WHAT IS REQUIRED - Retype the data exactly, from its first line to the line containing "const detachedRadius = 0.985;", including both, and skip any picture.

RECORDS FOR THE EXERCISE -
** START **
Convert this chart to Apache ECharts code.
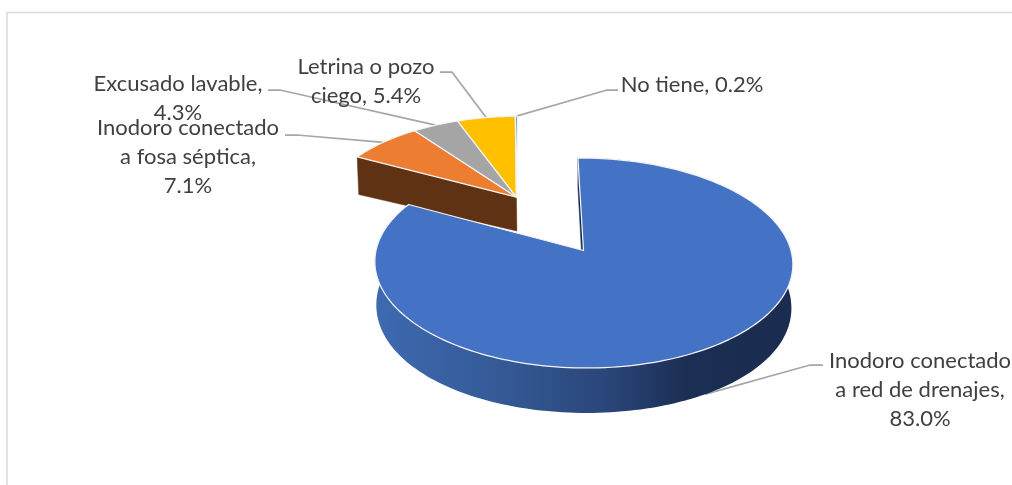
<!DOCTYPE html>
<html>
<head>
<meta charset="utf-8">
<title>Tipo de servicio higiénico</title>
<style>html,body{margin:0;padding:0;background:#fff}#chart{width:1012px;height:485px}</style>
<script src="https://cdn.jsdelivr.net/npm/echarts@6/dist/echarts.min.js"></script>
</head>
<body>
<div id="chart"></div>
<script>
// Shares of each sanitation service type, in percent
const categories = ['Inodoro conectado\na red de drenajes', 'Inodoro conectado\na fosa séptica', 'Excusado lavable', 'Letrina o pozo\nciego', 'No tiene'];
const values = [83.0, 7.1, 4.3, 5.4, 0.2];
const separators = [',\n', ',\n', ',\n', ', ', ', '];
const topColors = ['#4472c4', '#ed7d31', '#a5a5a5', '#ffc000', '#5b9bd5'];

// Label centres and the elbow of each leader line
const labelCentres = [[920, 390], [188, 157], [178, 98.5], [366, 81.5], [692, 85]];
const leaderElbows = [[[823, 365], [810, 365]], [[285, 135], [297, 135]], [[268, 90], [280, 90]], [[440, 72], [452, 72]], [[618, 90], [607, 90]]];

const firstAngle = -0.8;   // degrees clockwise from the back of the disc
const explode = 0.645;     // displacement of the detached group, in radii
const detachedRadius = 0.985;

// Perspective view of the disc: top face, and the rim dropped to the bottom face
function topPoint(u, v) {
  const d = 1 - 0.119 * v;
  return [583.5 + 207.5 * u / d + 3 * v, 250.5 + 103.5 * v / d];
}
function bottomPoint(u, v) {
  const t = topPoint(u, v);
  return [583.5 + (t[0] - 583.5) * 0.993, t[1] + 37.5 + 7.47 * v + 5.28 * u * u];
}
const rad = (deg) => deg * Math.PI / 180;
const total = values.reduce((a, b) => a + b, 0);

const slices = [];
let cursor = firstAngle;
values.forEach((value, i) => {
  const span = value / total * 360;
  slices.push({ start: cursor, end: cursor + span });
  cursor += span;
});
const groupMid = (slices[1].start + slices[4].end) / 2;
const offset = [explode * Math.sin(rad(groupMid)), -explode * Math.cos(rad(groupMid))];

function rim(slice, index, angle) {
  const o = index === 0 ? [0, 0] : offset;
  const r = index === 0 ? 1 : detachedRadius;
  return [o[0] + r * Math.sin(rad(angle)), o[1] - r * Math.cos(rad(angle))];
}
function arc(slice, index, project) {
  const pts = [];
  const steps = Math.max(2, Math.ceil((slice.end - slice.start) / 1.5));
  for (let k = 0; k <= steps; k++) {
    const p = rim(slice, index, slice.start + (slice.end - slice.start) * k / steps);
    pts.push(project(p[0], p[1]));
  }
  return pts;
}
const blueWall = {
  type: 'linear', x: 0, y: 0, x2: 1, y2: 0,
  colorStops: [
    { offset: 0, color: '#3f6ab1' }, { offset: 0.3, color: '#345a96' },
    { offset: 0.55, color: '#2a467a' }, { offset: 0.75, color: '#1b2e53' }, { offset: 1, color: '#1a2d50' }
  ]
};
const edge = 'rgba(244,244,244,1)';

function renderSlice(params, api) {
  const i = api.value(0);
  const value = api.value(1);
  const slice = slices[i];
  const o = i === 0 ? [0, 0] : offset;
  const children = [];
  const mid = (slice.start + slice.end) / 2;
  const rimMid = rim(slice, i, mid);
  const anchor = i === 0 ? bottomPoint(rimMid[0], rimMid[1]) : topPoint(rimMid[0], rimMid[1]);

  // leader line, passing under the disc
  children.push({
    type: 'polyline', z2: 1,
    shape: { points: leaderElbows[i].concat([anchor]) },
    style: { stroke: '#a6a6a6', lineWidth: 1.75, fill: 'none' }
  });

  // walls
  const startRim = rim(slice, i, slice.start);
  if (i <= 1) {
    children.push({
      type: 'polygon', z2: i === 0 ? 20 : 10,
      shape: { points: [topPoint(o[0], o[1]), topPoint(startRim[0], startRim[1]), bottomPoint(startRim[0], startRim[1]), bottomPoint(o[0], o[1])] },
      style: { fill: i === 0 ? '#16294b' : '#5f3214', stroke: i === 0 ? '#16294b' : '#5f3214', lineWidth: 0.5 }
    });
  }
  if (i === 0) {
    const upper = arc(slice, i, topPoint);
    const lower = arc(slice, i, bottomPoint);
    children.push({
      type: 'polygon', z2: 21,
      shape: { points: upper.concat(lower.reverse()) },
      style: { fill: blueWall }
    });
  }

  // top face
  const face = [topPoint(o[0], o[1])].concat(arc(slice, i, topPoint));
  children.push({
    type: 'polygon', z2: i === 0 ? 30 : 15,
    shape: { points: face },
    style: { fill: topColors[i], stroke: edge, lineWidth: 1.25, lineJoin: 'round' }
  });

  // label
  children.push({
    type: 'text', z2: 40,
    style: {
      text: categories[i] + separators[i] + value.toFixed(1) + '%',
      x: labelCentres[i][0], y: labelCentres[i][1],
      align: 'center', verticalAlign: 'middle',
      font: '22px Lato', lineHeight: 29, fill: '#404040'
    }
  });
  return { type: 'group', children };
}

const chart = echarts.init(document.getElementById('chart'), null, { renderer: 'canvas' });
chart.setOption({
  animation: false,
  backgroundColor: '#ffffff',
  graphic: [{
    type: 'rect', silent: true,
    shape: { x: 7, y: 12.5, width: 1100, height: 600 },
    style: { fill: 'none', stroke: '#d9d9d9', lineWidth: 1.5 }
  }],
  series: [{
    type: 'custom',
    coordinateSystem: 'none',
    renderItem: renderSlice,
    data: values.map((v, i) => [i, v])
  }]
});
</script>
</body>
</html>
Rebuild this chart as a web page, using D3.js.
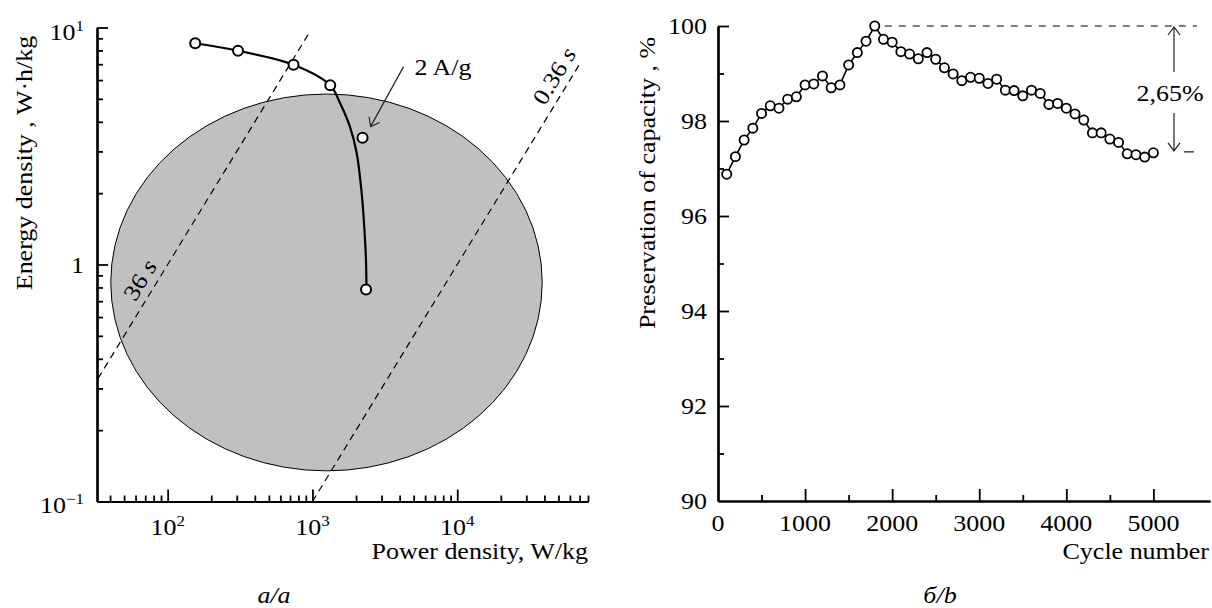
** END **
SOLUTION BELOW -
Convert this chart to Apache ECharts code.
<!DOCTYPE html>
<html>
<head>
<meta charset="utf-8">
<title>Tipo de servicio higiénico</title>
<style>html,body{margin:0;padding:0;background:#fff}#chart{width:1012px;height:485px}</style>
<script src="https://cdn.jsdelivr.net/npm/echarts@6/dist/echarts.min.js"></script>
</head>
<body>
<div id="chart"></div>
<script>
// Shares of each sanitation service type, in percent
const categories = ['Inodoro conectado\na red de drenajes', 'Inodoro conectado\na fosa séptica', 'Excusado lavable', 'Letrina o pozo\nciego', 'No tiene'];
const values = [83.0, 7.1, 4.3, 5.4, 0.2];
const separators = [',\n', ',\n', ',\n', ', ', ', '];
const topColors = ['#4472c4', '#ed7d31', '#a5a5a5', '#ffc000', '#5b9bd5'];

// Label centres and the elbow of each leader line
const labelCentres = [[920, 390], [188, 157], [178, 98.5], [366, 81.5], [692, 85]];
const leaderElbows = [[[823, 365], [810, 365]], [[285, 135], [297, 135]], [[268, 90], [280, 90]], [[440, 72], [452, 72]], [[618, 90], [607, 90]]];

const firstAngle = -0.8;   // degrees clockwise from the back of the disc
const explode = 0.645;     // displacement of the detached group, in radii
const detachedRadius = 0.985;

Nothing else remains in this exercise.